Tuesday, September 21, 2010

Barefoot: Or, Why I Wear Those Funny Looking Shoes

I should maybe back up a little and tell you, really, how extraordinary it is that I run. At all.

I have tried in the course of my lifetime to run several times, and never, prior to this time, have I been successful in the least. I would go to the local Discount Shoe Barn, pick a purdy pair of "cross trainers," put on cotton gym socks, lace the whole thing up, and inevitably end 200 yards later with my knees and ankles screaming for mercy. I thought for sure I wasn't built for running.

But then, a couple of things happened. First of all, I met my husband, a former Marine, a distance runner, and a stubborn sweet talker with a penchant for persuading me to do things outside my comfort zone. Second, he started wearing these butt-ugly toe shoes and running in them, and miraculously his knee pain disappeared.
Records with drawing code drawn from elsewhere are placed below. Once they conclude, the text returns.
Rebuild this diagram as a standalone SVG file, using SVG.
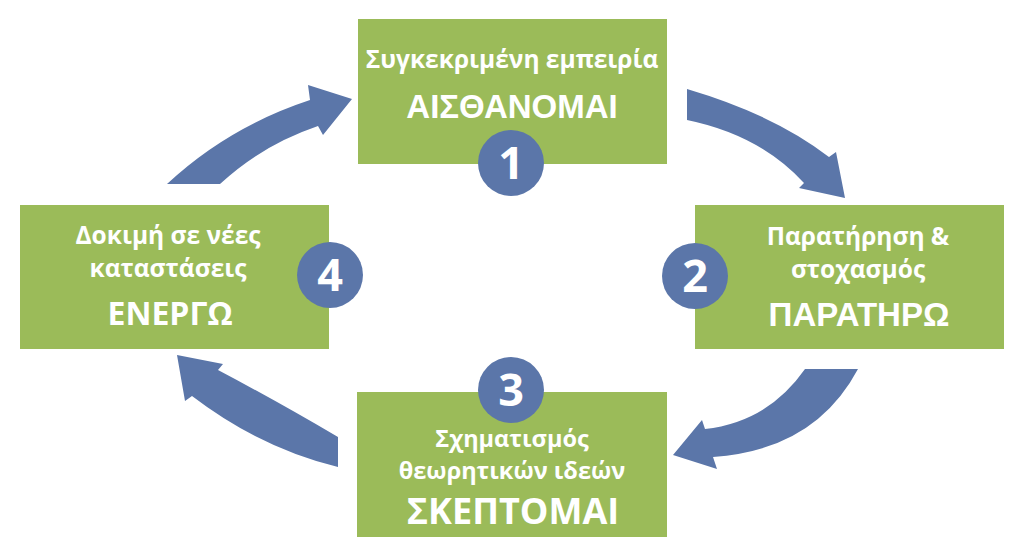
<svg xmlns="http://www.w3.org/2000/svg" width="1024" height="556" viewBox="0 0 1024 556">
<style>
.box{fill:#9BBB59}
.arr{fill:#5B76A9}
.circ{fill:#5B76A9}
.t{font-family:"Open Sans","Noto Sans",sans-serif;font-weight:bold;fill:#fff;text-anchor:middle}
.s{font-size:24.5px}
.s3{font-size:23.5px}
.b{font-size:32px}
.c{font-size:36px}
.a{font-family:"Liberation Sans",Arial,sans-serif;font-size:33px}
.n{font-family:"Open Sans","Noto Sans",sans-serif;font-weight:bold;fill:#fff;text-anchor:middle;font-size:45px}
</style>
<rect width="1024" height="556" fill="#fff"/>
<g id="connectors">
<path class="arr" d="M687,89 Q775,115 829,157 L836,152 L845,198 L799,188 L804,183 Q760,135 687,120 Z"/>
<path class="arr" d="M805,369 Q768,422 705,429 L702,420 L673,455 L717,469 L713,457 Q815,450 858,369 Z"/>
<path class="arr" d="M338,437 Q275,400 218,370 L223,364 L177,355 L185,401 L192,396 Q260,448 338,467 Z"/>
<path class="arr" d="M167,184 Q228,127 310,100 L308,85 L352,99 L323,135 L318,126 Q262,145 220,184 Z"/>
</g>
<g id="node1">
<rect class="box" x="358" y="19" width="309" height="145"/>
<text class="t s" x="512" y="68">Συγκεκριμένη εμπειρία</text>
<text class="t a" x="512" y="118">ΑΙΣΘΑΝΟΜΑΙ</text>
<circle class="circ" cx="511" cy="163" r="33"/>
<text class="n" x="511" y="179">1</text>
</g>
<g id="node2">
<rect class="box" x="695" y="205" width="309" height="144"/>
<text class="t s" x="858" y="245">Παρατήρηση &amp;</text>
<text class="t s" x="858" y="278">στοχασμός</text>
<text class="t a" x="859" y="326">ΠΑΡΑΤΗΡΩ</text>
<circle class="circ" cx="695" cy="276" r="33"/>
<text class="n" x="695" y="292">2</text>
</g>
<g id="node3">
<rect class="box" x="357" y="392" width="310" height="145"/>
<circle class="circ" cx="511" cy="390" r="33"/>
<text class="n" x="511" y="406">3</text>
<text class="t s3" x="512" y="447">Σχηματισμός</text>
<text class="t s3" x="512" y="479">θεωρητικών ιδεών</text>
<text class="t c" x="513" y="524">ΣΚΕΠΤΟΜΑΙ</text>
</g>
<g id="node4">
<rect class="box" x="20" y="205" width="309" height="144"/>
<text class="t s" x="168" y="244">Δοκιμή σε νέες</text>
<text class="t s" x="168" y="277">καταστάσεις</text>
<text class="t b" x="170" y="325">ΕΝΕΡΓΩ</text>
<circle class="circ" cx="330" cy="275" r="33"/>
<text class="n" x="330" y="291">4</text>
</g>
</svg>
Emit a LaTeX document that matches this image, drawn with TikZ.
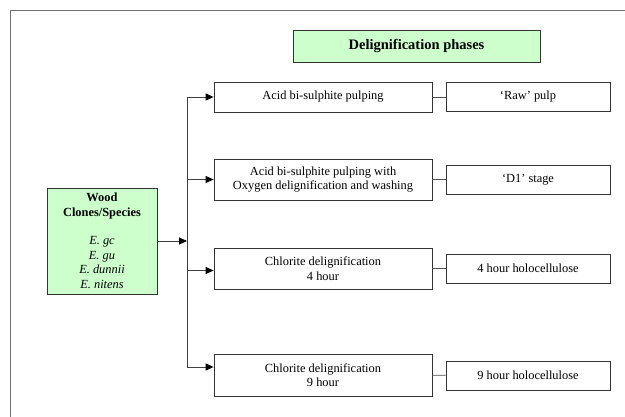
\documentclass[tikz,border=0pt]{standalone}
\usepackage{fontspec}
\setmainfont{Liberation Serif}
\usetikzlibrary{arrows.meta}
\definecolor{paleGreen}{HTML}{CCFFCC}
\definecolor{frameGray}{HTML}{707070}

\begin{document}
\begin{tikzpicture}[x=1pt,y=1pt,
    box/.style={draw=black!80,line width=0.8pt,fill=white,align=center,inner sep=1pt,
                font=\fontsize{12.4}{14.5}\selectfont},
    stagebox/.style={box,minimum width=218pt},
    resultbox/.style={box,minimum width=164pt,minimum height=29pt},
    greenbox/.style={box,fill=paleGreen},
    branch/.style={draw=black!75,line width=0.9pt,-{Triangle[length=8pt,width=7pt,color=black]}},
    link/.style={draw=black!70,line width=0.9pt}]
\useasboundingbox (0,0) rectangle (625,417);
% frame round the figure
\draw[frameGray,line width=1.2pt] (10.5,0) -- (10.5,406.5) -- (625,406.5);

% headings
\node[greenbox,minimum width=247pt,minimum height=32pt,font=\fontsize{14.5}{16}\selectfont\bfseries]
    (phases) at (416.5,371) {Delignification phases};
\node[greenbox,minimum width=110pt,minimum height=106pt] (wood) at (102,176)
    {\textbf{Wood}\\ \textbf{Clones/Species}\\[14pt] \textit{E. gc}\\ \textit{E. gu}\\ \textit{E. dunnii}\\ \textit{E. nitens}};

% process stages
\node[stagebox,minimum height=30pt] (acid)     at (323,320)   {Acid bi-sulphite pulping};
\node[stagebox,minimum height=41pt] (oxygen)   at (323,237.5) {Acid bi-sulphite pulping with\\ Oxygen delignification and washing};
\node[stagebox,minimum height=41pt] (chlorfour) at (323,148.5) {Chlorite delignification\\ 4 hour};
\node[stagebox,minimum height=42pt] (chlornine) at (323,42)    {Chlorite delignification\\ 9 hour};

% products
\node[resultbox] (raw)      at (528,320)   {`Raw' pulp};
\node[resultbox] (done)     at (528,237.5) {`D1' stage};
\node[resultbox] (holofour) at (528,148.5) {4 hour holocellulose};
\node[resultbox] (holonine) at (528,41.5)  {9 hour holocellulose};

% connectors
\coordinate (trunk) at (187,176);
\draw[branch] (wood) -- (trunk);
\draw[branch] (trunk) |- (acid);
\draw[branch] (trunk) |- (oxygen);
\draw[branch] (trunk) |- ([yshift=-2pt]chlorfour.west);
\draw[branch] (trunk) |- ([yshift=8pt]chlornine.west);
\draw[link] (acid) -- (raw);
\draw[link] (oxygen) -- (done);
\draw[link] (chlorfour) -- (holofour);
\draw[link] (chlornine) -- (holonine);
\end{tikzpicture}
\end{document}
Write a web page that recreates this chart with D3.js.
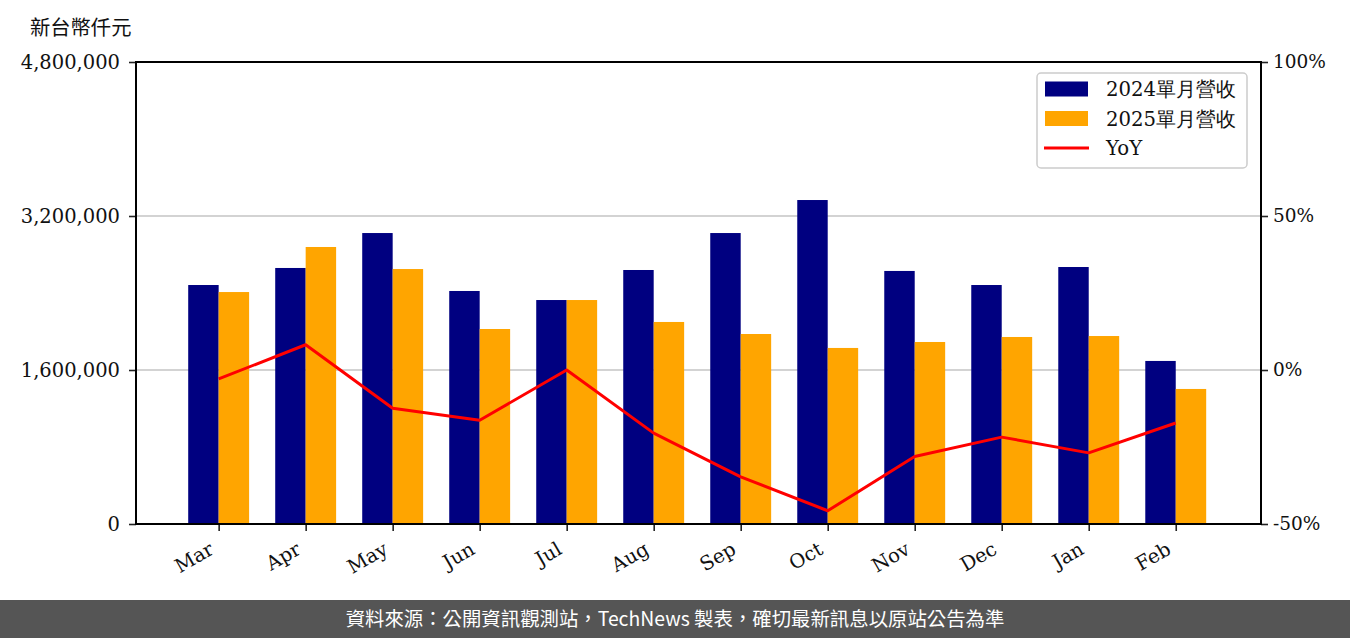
<!DOCTYPE html>
<html><head><meta charset="utf-8">
<script src="https://cdn.jsdelivr.net/npm/d3@7"></script>
<style>body{margin:0;background:#fff;overflow:hidden}</style>
</head><body><svg id="c" width="1350" height="638"></svg>
<script>
const months = ["Mar","Apr","May","Jun","Jul","Aug","Sep","Oct","Nov","Dec","Jan","Feb"];
const rev2024 = [2483000, 2660000, 3023000, 2421000, 2327000, 2639000, 3023000, 3366000, 2629000, 2483000, 2670000, 1694000];
const rev2025 = [2410000, 2878000, 2649000, 2026000, 2327000, 2099000, 1974000, 1829000, 1891000, 1943000, 1953000, 1403000];
const yoy = [-2.9, 8.2, -12.4, -16.3, 0.0, -20.5, -34.7, -45.7, -28.1, -21.8, -26.9, -17.2];
const leftTicks = [0, 1600000, 3200000, 4800000];
const rightTicks = [-50, 0, 50, 100];
const seriesNames = ["2024單月營收", "2025單月營收", "YoY"];
const yTitle = "新台幣仟元";
const footer = "資料來源：公開資訊觀測站，TechNews 製表，確切最新訊息以原站公告為準";

const W = 1350, H = 638;
const L = 136, R = 1261, T = 62, B = 524;
const c24 = "#000080", c25 = "#FFA500", cLine = "#FF0000";
const serif = "'DejaVu Serif', serif";
const cjk = "'Noto Sans CJK TC', sans-serif";

const svg = d3.select("#c");
const bw = 0.35;
const x = d3.scaleLinear().domain([-0.95, 11.98]).range([L, R]);
const y = d3.scaleLinear().domain([0, 4800000]).range([B, T]);
const y2 = d3.scaleLinear().domain([-50, 100]).range([B, T]);

// gridlines
svg.append("g").selectAll("line").data(leftTicks).join("line")
  .attr("x1", L).attr("x2", R).attr("y1", d => y(d)).attr("y2", d => y(d))
  .attr("stroke", "#d3d3d3").attr("stroke-width", 2);

// bars
const idx = d3.range(months.length);
svg.append("g").selectAll("rect").data(idx).join("rect")
  .attr("x", i => x(i - bw)).attr("width", x(bw) - x(0))
  .attr("y", i => y(rev2024[i])).attr("height", i => y(0) - y(rev2024[i]))
  .attr("fill", c24);
svg.append("g").selectAll("rect").data(idx).join("rect")
  .attr("x", i => x(i)).attr("width", x(bw) - x(0))
  .attr("y", i => y(rev2025[i])).attr("height", i => y(0) - y(rev2025[i]))
  .attr("fill", c25);

// YoY line
svg.append("path").datum(idx)
  .attr("d", d3.line().x(i => x(i)).y(i => y2(yoy[i])))
  .attr("fill", "none").attr("stroke", cLine).attr("stroke-width", 3)
  .attr("stroke-linejoin", "round");

// axes
const fmt = d3.format(",");
const ax = svg.append("g").attr("transform", `translate(${L},0)`)
  .call(d3.axisLeft(y).tickValues(leftTicks).tickFormat(fmt).tickSize(7).tickPadding(9));
const ax2 = svg.append("g").attr("transform", `translate(${R},0)`)
  .call(d3.axisRight(y2).tickValues(rightTicks).tickFormat(d => d + "%").tickSize(7).tickPadding(5));
const axb = svg.append("g").attr("transform", `translate(0,${B})`)
  .call(d3.axisBottom(x).tickValues(idx).tickFormat(i => months[i]).tickSize(7));
[ax, ax2, axb].forEach(g => {
  g.select(".domain").remove();
  g.selectAll(".tick line").attr("stroke", "#222").attr("stroke-width", 1.6);
  g.selectAll("text").attr("font-family", serif).attr("font-size", 19.5).attr("fill", "#111");
});
ax2.selectAll("text").attr("font-size", 18.5);
axb.selectAll(".tick text")
  .attr("text-anchor", "end").attr("dy", null).attr("y", 0)
  .attr("transform", "translate(-4,29) rotate(-30)");

// frame
svg.append("rect").attr("x", L).attr("y", T).attr("width", R - L).attr("height", B - T)
  .attr("fill", "none").attr("stroke", "#000").attr("stroke-width", 2);

// y title
svg.append("text").attr("x", 30).attr("y", 35).text(yTitle)
  .attr("font-family", cjk).attr("font-size", 20.3).attr("fill", "#111");

// legend
const lg = svg.append("g");
lg.append("rect").attr("x", 1037).attr("y", 73).attr("width", 210).attr("height", 95)
  .attr("rx", 4).attr("fill", "#fff").attr("fill-opacity", 0.85)
  .attr("stroke", "#cccccc").attr("stroke-width", 1.5);
const rows = [89, 118.5, 148];
const colors = [c24, c25, cLine];
seriesNames.forEach((s, i) => {
  if (i < 2) {
    lg.append("rect").attr("x", 1045).attr("y", rows[i] - 7.5).attr("width", 43).attr("height", 15).attr("fill", colors[i]);
  } else {
    lg.append("line").attr("x1", 1044).attr("x2", 1089).attr("y1", rows[i]).attr("y2", rows[i])
      .attr("stroke", colors[i]).attr("stroke-width", 3);
  }
  lg.append("text").attr("x", 1106).attr("y", rows[i] + 7).text(s)
    .attr("font-family", serif).attr("font-size", 19.7).attr("fill", "#111");
});

// footer
svg.append("rect").attr("x", 0).attr("y", 600).attr("width", W).attr("height", 38).attr("fill", "#555555");
svg.append("text").attr("x", 675).attr("y", 626).attr("text-anchor", "middle").text(footer)
  .attr("font-family", cjk).attr("font-size", 19.4).attr("fill", "#fff");
</script></body></html>
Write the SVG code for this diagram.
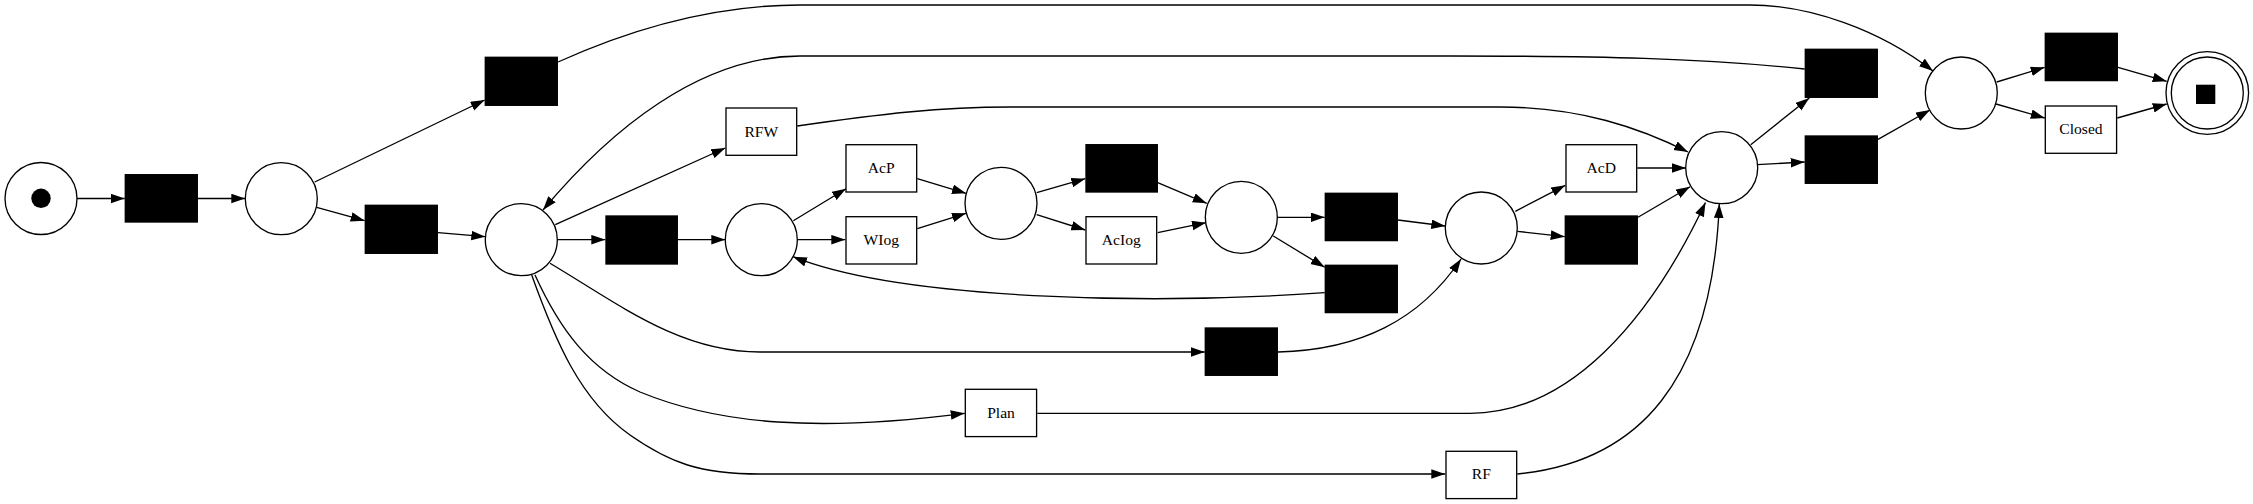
<svg xmlns="http://www.w3.org/2000/svg" width="2253" height="504" viewBox="0 0 2253 504">
<style>
.pl{fill:#fff;stroke:#000;stroke-width:1.33}
.tb{fill:#000;stroke:#000;stroke-width:1.33}
.tw{fill:#fff;stroke:#000;stroke-width:1.33}
.lb{font-family:"Liberation Serif","Times New Roman",serif;font-size:15.6px;text-anchor:middle;fill:#000}
.ed{fill:none;stroke:#000;stroke-width:1.33;marker-end:url(#ah)}
</style>
<defs>
<marker id="ah" markerWidth="14" markerHeight="10" refX="14" refY="4.8" orient="auto" markerUnits="userSpaceOnUse">
<path d="M0,0 L14,4.8 L0,9.6 z" fill="#000"/>
</marker>
</defs>
<rect width="2253" height="504" fill="#fff"/>
<g id="connectors">
<path class="ed" d="M77,198.5 L124.7,198.5"/>
<path class="ed" d="M198,198.5 L245.3,198.5"/>
<path class="ed" d="M314.7,182 L484.7,100"/>
<path class="ed" d="M316.7,207.3 L364.7,220.7"/>
<path class="ed" d="M438,232.7 L485.3,236.7"/>
<path class="ed" d="M558,62 C640,25 720,5 800,5 L1750,5 C1810,5 1880,30 1933,71"/>
<path class="ed" d="M555.3,224.7 L725.3,148"/>
<path class="ed" d="M557.3,239.7 L605.3,239.7"/>
<path class="ed" d="M678,239.7 L725.3,239.7"/>
<path class="ed" d="M793.3,220.7 L846,188.7"/>
<path class="ed" d="M797.3,239.7 L845.3,239.7"/>
<path class="ed" d="M917.3,178.7 L966,193.3"/>
<path class="ed" d="M917.3,228.7 L966,213.3"/>
<path class="ed" d="M1036.7,192.7 L1085.3,178.7"/>
<path class="ed" d="M1036.7,214.7 L1085.3,230"/>
<path class="ed" d="M1157.7,182.7 L1206.7,203.3"/>
<path class="ed" d="M1157.7,232.7 L1206,222.7"/>
<path class="ed" d="M1277.3,217.3 L1324.7,217.3"/>
<path class="ed" d="M1273.3,236 L1324.7,267.3"/>
<path class="ed" d="M1324.7,292.7 C1150,305 900,300 793,256.7"/>
<path class="ed" d="M1398,220 L1445.3,226"/>
<path class="ed" d="M550,263.3 C620,305 680,352 760,352 L1204.7,352"/>
<path class="ed" d="M1278,352 C1360,350 1420,320 1461,259"/>
<path class="ed" d="M1515.3,211.3 L1565.3,185.3"/>
<path class="ed" d="M1517.3,231.3 L1564.7,236.7"/>
<path class="ed" d="M1637.3,168 L1686,168"/>
<path class="ed" d="M1638,217.3 L1690,186.7"/>
<path class="ed" d="M797.3,126 C880,114 940,107 1010,107 L1500,107 C1580,107 1640,128 1688,152"/>
<path class="ed" d="M535,275 C560,330 590,370 640,392 C720,425 820,432 964.7,413.3"/>
<path class="ed" d="M1037.3,413.3 L1470,413.3 C1570,413.3 1650,320 1705.5,202.5"/>
<path class="ed" d="M531.7,275 C555,340 580,400 630,435 C670,463 700,474 760,474 L1445.3,474"/>
<path class="ed" d="M1517.3,474 C1640,462 1712,380 1719.3,204"/>
<path class="ed" d="M1750.7,144.7 L1809.3,98"/>
<path class="ed" d="M1757.3,164.7 L1804.7,162"/>
<path class="ed" d="M1804.7,69 C1700,58 1600,56 1450,56 L800,56 C700,56 610,130 543,210"/>
<path class="ed" d="M1878,139.3 L1930,110"/>
<path class="ed" d="M1996.7,82 L2044.7,67.3"/>
<path class="ed" d="M1996,104 L2044.7,118"/>
<path class="ed" d="M2118,67.3 L2166.7,81.3"/>
<path class="ed" d="M2117.3,118 L2166.7,104"/>
</g>
<g id="p_start"><circle class="pl" cx="41" cy="198.5" r="36"/><circle cx="41" cy="198.3" r="9.7" fill="#000"/></g>
<g id="t1"><rect class="tb" x="125.3" y="174.7" width="72" height="47.3"/></g>
<g id="p1"><circle class="pl" cx="281.3" cy="198.7" r="36"/></g>
<g id="t2"><rect class="tb" x="485.3" y="57.3" width="72" height="48"/></g>
<g id="t3"><rect class="tb" x="365.3" y="205.3" width="72" height="48"/></g>
<g id="p2"><circle class="pl" cx="521.3" cy="239.7" r="36"/></g>
<g id="RFW"><rect class="tw" x="726" y="108" width="70.7" height="47.3"/><text class="lb" x="761.3" y="136.5">RFW</text></g>
<g id="t4"><rect class="tb" x="606" y="216" width="71.3" height="48"/></g>
<g id="p3"><circle class="pl" cx="761.3" cy="239.7" r="36"/></g>
<g id="AcP"><rect class="tw" x="846" y="144.7" width="70.7" height="47.3"/><text class="lb" x="881.3" y="172.5">AcP</text></g>
<g id="WIog"><rect class="tw" x="846" y="216.7" width="70.7" height="47.3"/><text class="lb" x="881.3" y="244.5">WIog</text></g>
<g id="p4"><circle class="pl" cx="1001" cy="203.3" r="36"/></g>
<g id="t5"><rect class="tb" x="1086" y="144.7" width="71.3" height="47.3"/></g>
<g id="AcIog"><rect class="tw" x="1086" y="216.7" width="70.7" height="47.3"/><text class="lb" x="1121.3" y="244.5">AcIog</text></g>
<g id="p5"><circle class="pl" cx="1241.3" cy="217.3" r="36"/></g>
<g id="t6"><rect class="tb" x="1325.3" y="193.3" width="72" height="47.3"/></g>
<g id="t7"><rect class="tb" x="1325.3" y="265.3" width="72" height="47.3"/></g>
<g id="t8"><rect class="tb" x="1205.3" y="328" width="72" height="47.3"/></g>
<g id="Plan"><rect class="tw" x="965.3" y="389.3" width="71.3" height="47.3"/><text class="lb" x="1001" y="417.8">Plan</text></g>
<g id="p6"><circle class="pl" cx="1481.3" cy="228" r="36"/></g>
<g id="RF"><rect class="tw" x="1446" y="451.3" width="70.7" height="47.3"/><text class="lb" x="1481.3" y="479.3">RF</text></g>
<g id="AcD"><rect class="tw" x="1566" y="144.7" width="70.7" height="47.3"/><text class="lb" x="1601.3" y="172.5">AcD</text></g>
<g id="t9"><rect class="tb" x="1565.3" y="216" width="72" height="48"/></g>
<g id="p7"><circle class="pl" cx="1721.7" cy="167.7" r="36"/></g>
<g id="t10"><rect class="tb" x="1805.3" y="49.3" width="72" height="48"/></g>
<g id="t11"><rect class="tb" x="1805.3" y="136" width="72" height="47.3"/></g>
<g id="p8"><circle class="pl" cx="1961.3" cy="93" r="36"/></g>
<g id="t12"><rect class="tb" x="2045.3" y="33.3" width="72" height="47.3"/></g>
<g id="Closed"><rect class="tw" x="2045.3" y="106" width="71.3" height="47.3"/><text class="lb" x="2081" y="133.6">Closed</text></g>
<g id="p_end"><circle class="pl" cx="2207.3" cy="93" r="41.3"/><circle class="pl" cx="2207.3" cy="93" r="36"/><rect x="2196" y="84.7" width="19.3" height="19.3" fill="#000"/></g>
</svg>
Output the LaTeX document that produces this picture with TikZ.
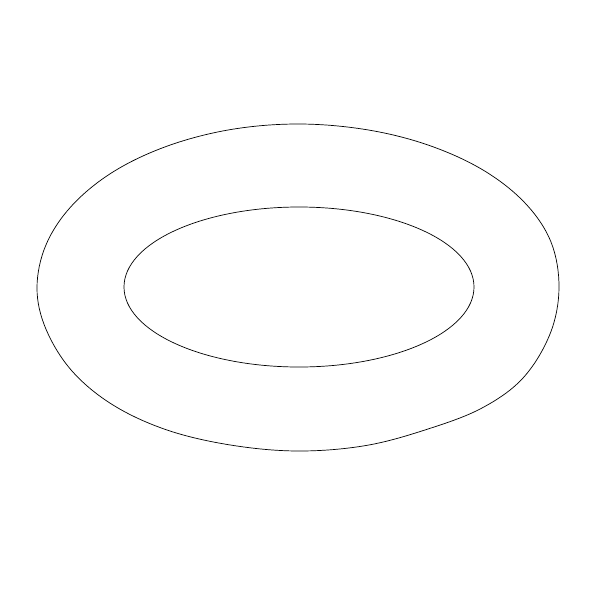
\documentclass[tikz,border=0pt]{standalone}
\begin{document}
\begin{tikzpicture}[x=1pt,y=-1pt,
  ringline/.style={draw=black,line width=0.7pt,line join=round}]
\useasboundingbox (0,0) rectangle (600,600);
% outer contour
\draw[ringline] plot[smooth cycle,tension=0.6] coordinates {
 (559,288) (551,242) (525,203) (483,170) (428,145) (366,129.6)
 (298,124) (230.4,129.6) (167.5,146) (113.4,171.7) (72,205.5) (46,244.8)
 (37,288) (46,329.2) (72,371) (113,405) (167,430) (230.4,445)
 (298,451) (366,445.5) (428,429) (482,408) (523,378) (550,334)};
% inner contour
\draw[ringline] (299,287) ellipse [x radius=175, y radius=80];
\end{tikzpicture}
\end{document}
And third, he thought it would be a good idea if I got a pair too, so that we could run together.

After much gentle but persistent harassment, one day, to shut him up, I watched a video of a Harvard evolutionary biologist, Dan Lieberman, explain why running shoes sucked. It featured a woman of about my build (read: like a brick shithouse) being wired up on a treadmill which recorded the comparative impact of her running stride in regular running shoes, and in these funky toe shoes. In the regular running shoes, her stride was longer and her foot struck the ground heel first. The impact on her body was incredible, a sharp peak on the monitor followed by a smaller ripple effect. In the weird shoes, her stride was shorter, and she landed mid-foot -- on the part between the toes and the heel. The monitor recorded a lower, more evenly distributed impact. This Lieberman fellow is convinced that running shoes change the body's natural running stride to our detriment, and that we are born to run . . . well, barefoot.

I thought, what the heck, and walked down to the basement, kicked off my shoes, and hopped on the treadmill.

Ten minutes later, I was ordering the funny looking shoes. Turns out, the Lieberman guy and my husband were on to something. In the funny shoes, my stride is shorter, and my foot hits the ground on the middle part of my foot. My knees don't hurt. My ankles don't hurt. It's amazing.

Yeah, they're Vibram FiveFingers. I have two pairs now, along with three pairs of funny toe socks.

They may be funny looking, but they turned me into a runner.